P.S. Kim was recently lampooned in Sony’s controversial political satire The Interview, starring Seth Rogen and James Franco as journalists instructed to assassinate the North Korean dictator. Last year on this day “basketball diplomat” Dennis Rodman sang “Happy Birthday” to Kim. (Dennis Rodman and Kim are apparently buddies.) This video history of North Korea is interesting: “Why Korea Split Into North and South Korea.” And it’s been said on Tumblr that Kim Jong-un would really hate for you to watch this, which is exactly why you should: Yeonmi Park tells her story of life in North Korea and calls for action against such human rights violators.
Nicolas Cage – No. 823
Nicolas Coppola, known professionally as Nicolas Cage, is an American actor and filmmaker. Notable films from early in his acting career include Raising Arizona (1987) and Wild at Heart (1990). Cage received an Academy Award for his performance as an alcoholic Hollywood writer in Leaving Las Vegas (1995) before coming to the attention of wider audiences with mainstream films such as The Rock (1996), Face/Off (1997), Con Air (1997) and City of Angels (1998). He earned his second Academy Award nomination for his performance as Charlie and Donald Kaufman in Adaptation. (2002). Since then, he’s been in a lot of bad movies, but recent highlights include Kick-Ass (2010) and Joe (2014). Cage was born on January 7, 1964.

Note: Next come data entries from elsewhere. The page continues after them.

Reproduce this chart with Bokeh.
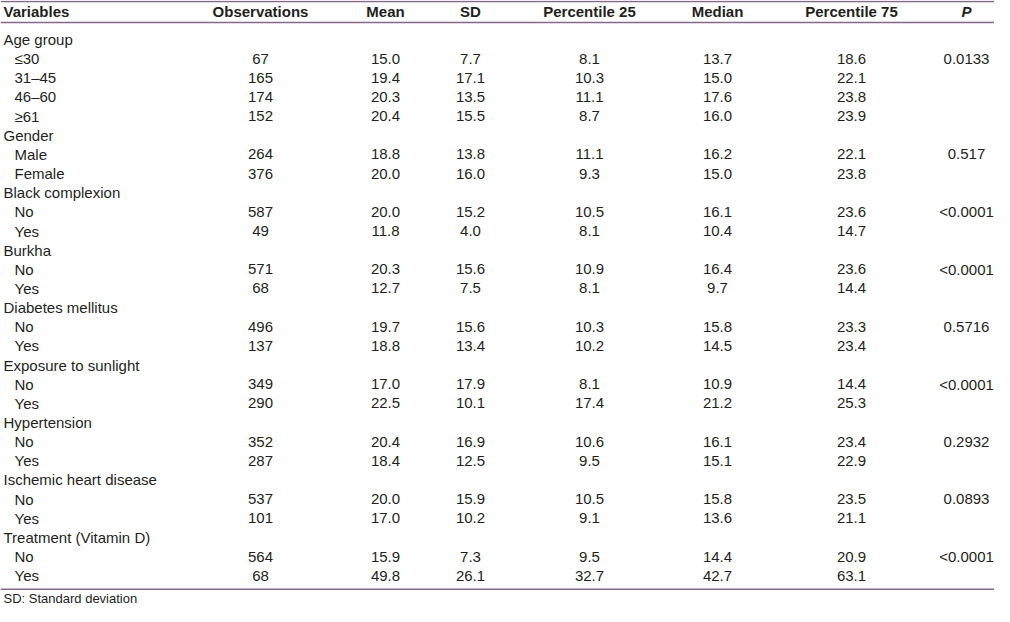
from bokeh.plotting import figure
from bokeh.models import Range1d
from bokeh.core.properties import value
from bokeh.embed import file_html
from bokeh.resources import INLINE

# ---- data ----
headers = ["Variables", "Observations", "Mean", "SD", "Percentile 25", "Median", "Percentile 75", "P"]
groups = ["Age group", "Gender", "Black complexion", "Burkha", "Diabetes mellitus",
          "Exposure to sunlight", "Hypertension", "Ischemic heart disease", "Treatment (Vitamin D)"]
levels = [["≤30", "31–45", "46–60", "≥61"], ["Male", "Female"], ["No", "Yes"], ["No", "Yes"],
          ["No", "Yes"], ["No", "Yes"], ["No", "Yes"], ["No", "Yes"], ["No", "Yes"]]
observations = [67, 165, 174, 152, 264, 376, 587, 49, 571, 68, 496, 137, 349, 290, 352, 287, 537, 101, 564, 68]
mean = ["15.0", "19.4", "20.3", "20.4", "18.8", "20.0", "20.0", "11.8", "20.3", "12.7", "19.7", "18.8",
        "17.0", "22.5", "20.4", "18.4", "20.0", "17.0", "15.9", "49.8"]
sd = ["7.7", "17.1", "13.5", "15.5", "13.8", "16.0", "15.2", "4.0", "15.6", "7.5", "15.6", "13.4",
      "17.9", "10.1", "16.9", "12.5", "15.9", "10.2", "7.3", "26.1"]
p25 = ["8.1", "10.3", "11.1", "8.7", "11.1", "9.3", "10.5", "8.1", "10.9", "8.1", "10.3", "10.2",
       "8.1", "17.4", "10.6", "9.5", "10.5", "9.1", "9.5", "32.7"]
median = ["13.7", "15.0", "17.6", "16.0", "16.2", "15.0", "16.1", "10.4", "16.4", "9.7", "15.8", "14.5",
          "10.9", "21.2", "16.1", "15.1", "15.8", "13.6", "14.4", "42.7"]
p75 = ["18.6", "22.1", "23.8", "23.9", "22.1", "23.8", "23.6", "14.7", "23.6", "14.4", "23.3", "23.4",
       "14.4", "25.3", "23.4", "22.9", "23.5", "21.1", "20.9", "63.1"]
pvalues = ["0.0133", "0.517", "<0.0001", "<0.0001", "0.5716", "<0.0001", "0.2932", "0.0893", "<0.0001"]
footnote = "SD: Standard deviation"

# ---- layout (pixel space of the figure) ----
W, H = 994, 606
col_x = [3, 260, 385, 470, 589, 717, 851, 966]
sub_x = 14
header_y = 11
row_y0 = 39
row_h = 19.15
line_color = "#85698b"
text_color = "#231f20"
FONT = value("Liberation Sans")
FS = "15px"

p = figure(width=W, height=H, x_range=Range1d(0, W), y_range=Range1d(H, 0),
           output_backend="svg", toolbar_location=None, min_border=0)
p.axis.visible = False
p.grid.visible = False
p.outline_line_color = None
p.background_fill_color = "white"
p.border_fill_color = "white"

lab_x, lab_y, lab_t = [], [], []
num_y = []
pv_y, pv_t = [], []
r = 0
for g, lv, pv in zip(groups, levels, pvalues):
    lab_x.append(col_x[0]); lab_y.append(row_y0 + r * row_h); lab_t.append(g)
    r += 1
    for j, l in enumerate(lv):
        y = row_y0 + r * row_h
        lab_x.append(sub_x); lab_y.append(y); lab_t.append(l)
        num_y.append(y)
        if j == 0:
            pv_y.append(y); pv_t.append(pv)
        r += 1
last_y = row_y0 + (r - 1) * row_h
bottom_line_y = last_y + 13.5
foot_y = bottom_line_y + 9

p.text(x=lab_x, y=lab_y, text=lab_t, text_font=FONT, text_font_size=FS,
       text_align="left", text_baseline="middle", text_color=text_color)

for cx, col in zip(col_x[1:7], [[str(o) for o in observations], mean, sd, p25, median, p75]):
    p.text(x=[cx] * len(col), y=num_y, text=col, text_font=FONT, text_font_size=FS,
           text_align="center", text_baseline="middle", text_color=text_color)

p.text(x=[col_x[7]] * len(pv_t), y=pv_y, text=pv_t, text_font=FONT, text_font_size=FS,
       text_align="center", text_baseline="middle", text_color=text_color)

# headers
p.text(x=[col_x[0]], y=[header_y], text=[headers[0]], text_font=FONT, text_font_size=FS,
       text_font_style="bold", text_align="left", text_baseline="middle", text_color=text_color)
p.text(x=col_x[1:7], y=[header_y] * 6, text=headers[1:7], text_font=FONT, text_font_size=FS,
       text_font_style="bold", text_align="center", text_baseline="middle", text_color=text_color)
p.text(x=[col_x[7]], y=[header_y], text=[headers[7]], text_font=FONT, text_font_size=FS,
       text_font_style="bold italic", text_align="center", text_baseline="middle", text_color=text_color)

# rules
ys = [1, 22, bottom_line_y]
p.segment(x0=[0] * 3, y0=ys, x1=[W] * 3, y1=ys, line_color=line_color, line_width=1.5)

# footnote
p.text(x=[3], y=[foot_y], text=[footnote], text_font=FONT, text_font_size="13px",
       text_align="left", text_baseline="middle", text_color=text_color)

open("out.html", "w").write(file_html(p, INLINE))
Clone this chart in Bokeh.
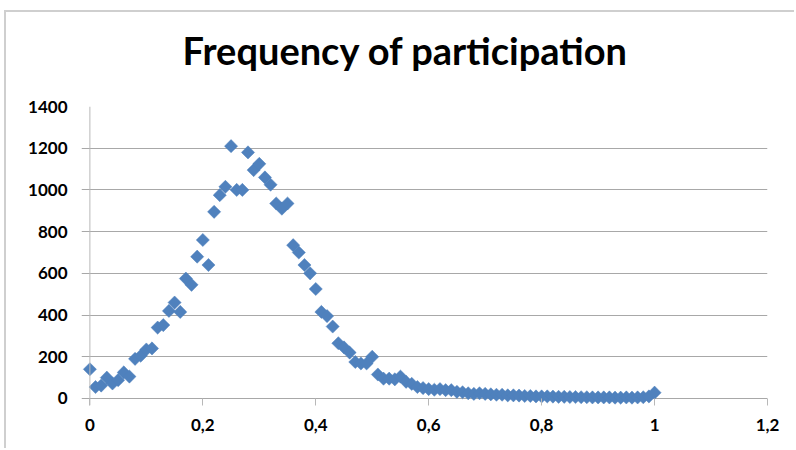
import numpy as np
from bokeh.plotting import figure
from bokeh.models import Range1d, FixedTicker, Span, Title
from bokeh.embed import file_html
from bokeh.resources import INLINE

# participation frequency (fraction) and number of users
frac = [0.00, 0.01, 0.02, 0.03, 0.04, 0.05, 0.06, 0.07, 0.08, 0.09,
        0.10, 0.11, 0.12, 0.13, 0.14, 0.15, 0.16, 0.17, 0.18, 0.19,
        0.20, 0.21, 0.22, 0.23, 0.24, 0.25, 0.26, 0.27, 0.28, 0.29,
        0.30, 0.31, 0.32, 0.33, 0.34, 0.35, 0.36, 0.37, 0.38, 0.39,
        0.40, 0.41, 0.42, 0.43, 0.44, 0.45, 0.46, 0.47, 0.48, 0.49,
        0.50, 0.51, 0.52, 0.53, 0.54, 0.55, 0.56, 0.57, 0.58, 0.59,
        0.60, 0.61, 0.62, 0.63, 0.64, 0.65, 0.66, 0.67, 0.68, 0.69,
        0.70, 0.71, 0.72, 0.73, 0.74, 0.75, 0.76, 0.77, 0.78, 0.79,
        0.80, 0.81, 0.82, 0.83, 0.84, 0.85, 0.86, 0.87, 0.88, 0.89,
        0.90, 0.91, 0.92, 0.93, 0.94, 0.95, 0.96, 0.97, 0.98, 0.99,
        1.00]
count = [140, 55, 62, 100, 72, 88, 125, 105, 190, 205,
         235, 240, 340, 352, 420, 460, 415, 575, 545, 680,
         760, 640, 895, 975, 1015, 1210, 1000, 1000, 1180, 1095,
         1125, 1060, 1025, 935, 910, 935, 735, 700, 640, 600,
         525, 415, 395, 345, 265, 245, 220, 175, 168, 168,
         200, 115, 95, 95, 92, 105, 80, 70, 55, 50,
         45, 42, 45, 40, 40, 32, 30, 25, 22, 25,
         22, 20, 18, 18, 15, 15, 14, 12, 12, 10,
         10, 10, 9, 8, 8, 7, 7, 6, 6, 5,
         5, 5, 5, 4, 4, 5, 4, 5, 6, 10,
         28]

x_ticks = [0, 0.2, 0.4, 0.6, 0.8, 1.0, 1.2]
x_tick_labels = ["0", "0,2", "0,4", "0,6", "0,8", "1", "1,2"]
y_ticks = [0, 200, 400, 600, 800, 1000, 1200, 1400]
title_text = "Frequency of participation"

p = figure(width=790, height=438, output_backend="svg", toolbar_location=None,
           x_range=Range1d(-0.01485, 1.2), y_range=Range1d(-33.6, 1400),
           min_border_left=75, min_border_right=29, min_border_top=94,
           min_border_bottom=45)
p.margin = (10, 0, 0, 4)
p.styles = {"border-left": "2px solid #cfcfcf", "border-top": "2px solid #cfcfcf"}
p.outline_line_color = None
p.background_fill_color = "white"
p.border_fill_color = "white"

# spacer between title and plot area, then the title itself
p.add_layout(Title(text=" ", text_font_size="1px", standoff=30), "above")
p.add_layout(Title(text=title_text, text_font="Lato", text_font_style="bold",
                   text_font_size="38px", text_color="black", align="left",
                   offset=101, standoff=2), "above")

p.xgrid.visible = False
p.ygrid.ticker = FixedTicker(ticks=y_ticks)
p.ygrid.grid_line_color = "#a8a8a8"
p.ygrid.grid_line_width = 1

# vertical axis line at x = 0
p.add_layout(Span(location=0, dimension="height", line_color="#b8b8b8", line_width=1))

for ax in (p.xaxis[0], p.yaxis[0]):
    ax.axis_line_color = None
    ax.major_tick_line_color = "#b8b8b8"
    ax.minor_tick_line_color = None
    ax.major_label_text_font = "Lato"
    ax.major_label_text_font_style = "bold"
    ax.major_label_text_font_size = "17px"
    ax.major_label_text_color = "black"

p.xaxis.ticker = FixedTicker(ticks=x_ticks)
p.xaxis.major_label_overrides = {t: l for t, l in zip(x_ticks, x_tick_labels)}
p.xaxis.major_tick_in = 7
p.xaxis.major_tick_out = 0
p.xaxis.major_label_standoff = 13
p.yaxis.ticker = FixedTicker(ticks=y_ticks)
p.yaxis.major_tick_in = 0
p.yaxis.major_tick_out = 0
p.yaxis.major_label_standoff = 14

p.scatter(frac, count, marker="square", angle=np.pi / 4, size=9.3,
          fill_color="#4F81BD", line_color="#4F81BD", line_width=0.5)

open("out.html", "w").write(file_html(p, INLINE))
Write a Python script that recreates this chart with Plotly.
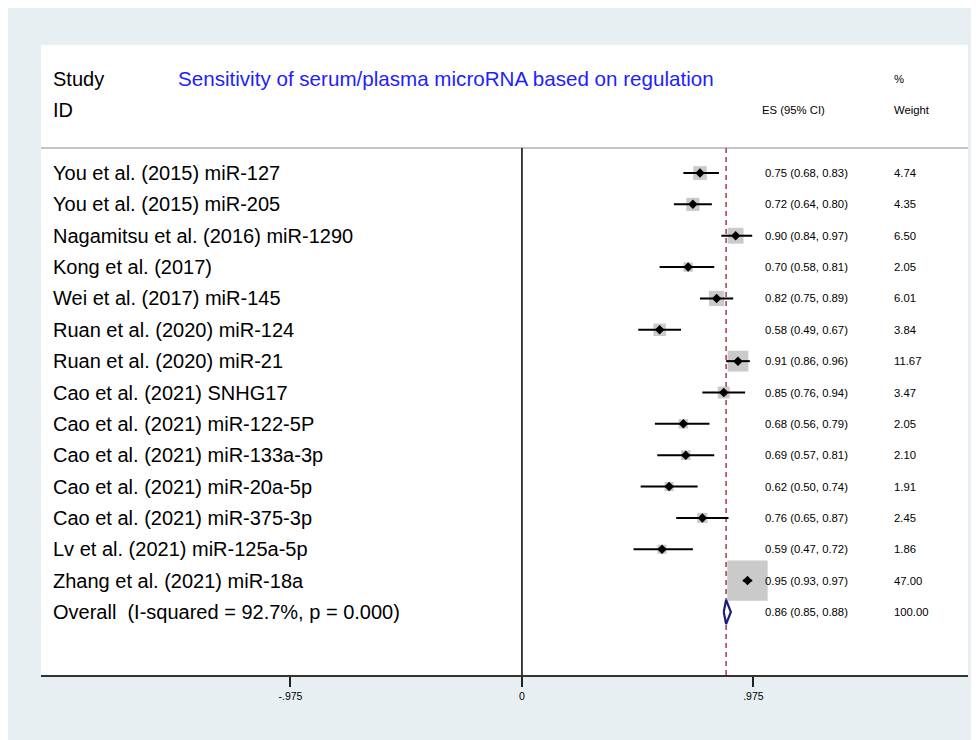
import math
import plotly.graph_objects as go

# ---------------- data ----------------
studies = [
    "You et al. (2015) miR-127",
    "You et al. (2015) miR-205",
    "Nagamitsu et al. (2016) miR-1290",
    "Kong et al. (2017)",
    "Wei et al. (2017) miR-145",
    "Ruan et al. (2020) miR-124",
    "Ruan et al. (2020) miR-21",
    "Cao et al. (2021) SNHG17",
    "Cao et al. (2021) miR-122-5P",
    "Cao et al. (2021) miR-133a-3p",
    "Cao et al. (2021) miR-20a-5p",
    "Cao et al. (2021) miR-375-3p",
    "Lv et al. (2021) miR-125a-5p",
    "Zhang et al. (2021) miR-18a",
]
es = [0.75, 0.72, 0.90, 0.70, 0.82, 0.58, 0.91, 0.85, 0.68, 0.69, 0.62, 0.76, 0.59, 0.95]
ci_low = [0.68, 0.64, 0.84, 0.58, 0.75, 0.49, 0.86, 0.76, 0.56, 0.57, 0.50, 0.65, 0.47, 0.93]
ci_high = [0.83, 0.80, 0.97, 0.81, 0.89, 0.67, 0.96, 0.94, 0.79, 0.81, 0.74, 0.87, 0.72, 0.97]
weights = [4.74, 4.35, 6.50, 2.05, 6.01, 3.84, 11.67, 3.47, 2.05, 2.10, 1.91, 2.45, 1.86, 47.00]

overall_label = "Overall\u00a0 (I-squared = 92.7%, p = 0.000)"
overall_es = 0.86
overall_low = 0.85
overall_high = 0.88
overall_weight = 100.00

title_text = "Sensitivity of serum/plasma microRNA based on regulation"
tick_vals = [-0.975, 0, 0.975]
tick_text = ["-.975", "0", ".975"]

# ---------------- layout constants ----------------
FONT = "Liberation Sans, Arial, Helvetica, sans-serif"
rows = list(range(1, len(studies) + 1))
overall_row = len(studies) + 1
sep_row = 0.2
y_bottom = 17.01
y_top = -3.083
x_range = [-2.026, 1.879]
label_x = -1.985
title_x = -1.458
es_col_x = 1.015
w_col_x = 1.558
SMALL = 11.3
BIG = 20

fig = go.Figure()

# weight boxes
box_sizes = [5.7 * math.sqrt(w) + 1.3 for w in weights]
fig.add_trace(go.Scatter(
    x=es, y=rows, mode="markers",
    marker=dict(symbol="square", size=box_sizes, color="#b4b4b4", line=dict(width=0)),
    hoverinfo="skip", showlegend=False,
))

# CIs + point estimates
fig.add_trace(go.Scatter(
    x=es, y=rows, mode="markers",
    marker=dict(symbol="diamond", size=7.3, color="black", line=dict(width=0)),
    error_x=dict(type="data", symmetric=False,
                 array=[h - e for h, e in zip(ci_high, es)],
                 arrayminus=[e - l for e, l in zip(es, ci_low)],
                 color="black", thickness=2, width=0),
    hoverinfo="skip", showlegend=False,
))

# overall diamond
dh = 0.385
fig.add_trace(go.Scatter(
    x=[overall_low, overall_es, overall_high, overall_es, overall_low],
    y=[overall_row, overall_row - dh, overall_row, overall_row + dh, overall_row],
    mode="lines", fill="toself", fillcolor="white",
    line=dict(color="#1b1b84", width=2.2),
    hoverinfo="skip", showlegend=False,
))

shapes = [
    # header separator
    dict(type="line", xref="paper", yref="y", x0=0, x1=1, y0=sep_row, y1=sep_row,
         line=dict(color="#b0b0b0", width=1.5), layer="below"),
    # no-effect line
    dict(type="line", xref="x", yref="y", x0=0, x1=0, y0=sep_row, y1=y_bottom,
         line=dict(color="black", width=1.5), layer="below"),
    # overall line
    dict(type="line", xref="x", yref="y", x0=overall_es, x1=overall_es, y0=sep_row, y1=y_bottom,
         line=dict(color="#a33a48", width=1.5, dash="5px,4px"), layer="below"),
]

ann = []
def add_text(x, y, text, size, color="black"):
    ann.append(dict(x=x, y=y, xref="x", yref="y", text=text, showarrow=False,
                    xanchor="left", yanchor="middle",
                    font=dict(family=FONT, size=size, color=color)))

# header
add_text(label_x, -2, "Study", BIG)
add_text(label_x, -1, "ID", BIG)
add_text(title_x, -2, title_text, 20.6, "#1e1eff")
add_text(w_col_x, -2, "%", SMALL)
add_text(es_col_x - 0.012, -1, "ES (95% CI)", SMALL)
add_text(w_col_x, -1, "Weight", SMALL)

for r, s, e, l, h, w in zip(rows, studies, es, ci_low, ci_high, weights):
    add_text(label_x, r, s, BIG)
    add_text(es_col_x, r, f"{e:.2f} ({l:.2f}, {h:.2f})", SMALL)
    add_text(w_col_x, r, f"{w:.2f}", SMALL)

add_text(label_x, overall_row, overall_label, BIG)
add_text(es_col_x, overall_row, f"{overall_es:.2f} ({overall_low:.2f}, {overall_high:.2f})", SMALL)
add_text(w_col_x, overall_row, f"{overall_weight:.2f}", SMALL)

fig.update_layout(
    width=979, height=740,
    margin=dict(l=33, r=19, t=37, b=73, pad=0),
    paper_bgcolor="#e8eff2",
    plot_bgcolor="white",
    font=dict(family=FONT, color="black"),
    shapes=shapes,
    annotations=ann,
    showlegend=False,
    xaxis=dict(range=x_range, tickvals=tick_vals, ticktext=tick_text,
               ticks="outside", ticklen=10, tickwidth=1.5, tickcolor="#222",
               showline=True, linecolor="#333", linewidth=2, mirror=False,
               showgrid=False, zeroline=False,
               tickfont=dict(family=FONT, size=10.5, color="black"), fixedrange=True),
    yaxis=dict(range=[y_bottom, y_top], visible=False, showgrid=False, zeroline=False,
               fixedrange=True),
)

fig.write_html("out.html")
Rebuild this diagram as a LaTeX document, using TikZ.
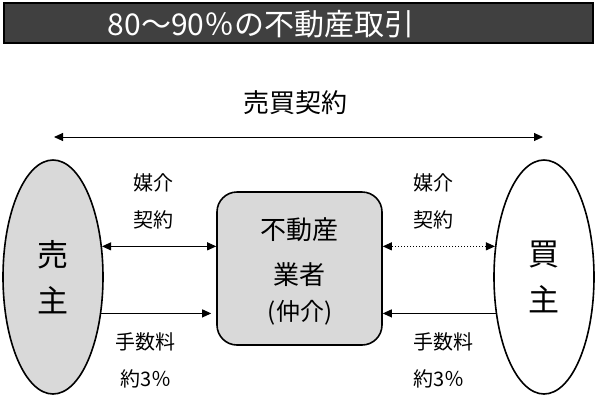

P.S. The Internet loves Nic Cage. He even has a Know Your Meme page with various sub-entries, many of them involving face-swapping. For example, Nic Cage as Everyone and Nicolas Cage As Your Favorite Disney Princesses.
Big Bunny – No. 822
Big Bunny is a 20-foot-tall, fuzzy pink rabbit with a dubious appetite. A group of three “tasty” children—Lulu, Suzy and Sam—and their “crunchy” dog Muffin meet Big Bunny in the forest. Created in 2001, Big Bunny was the second web series by Amy Winfrey, with Peter Merryman as the voice of Big Bunny. Winfrey is the creator of the Nickelodeon show Making Fiends, as well as the web series Muffin Films. Her most recent animation series include Squid and Frog and Fun with Cobra. Delicious.
P.S. Happy New Year! Christmas is over, but you can still play with the holiday characters.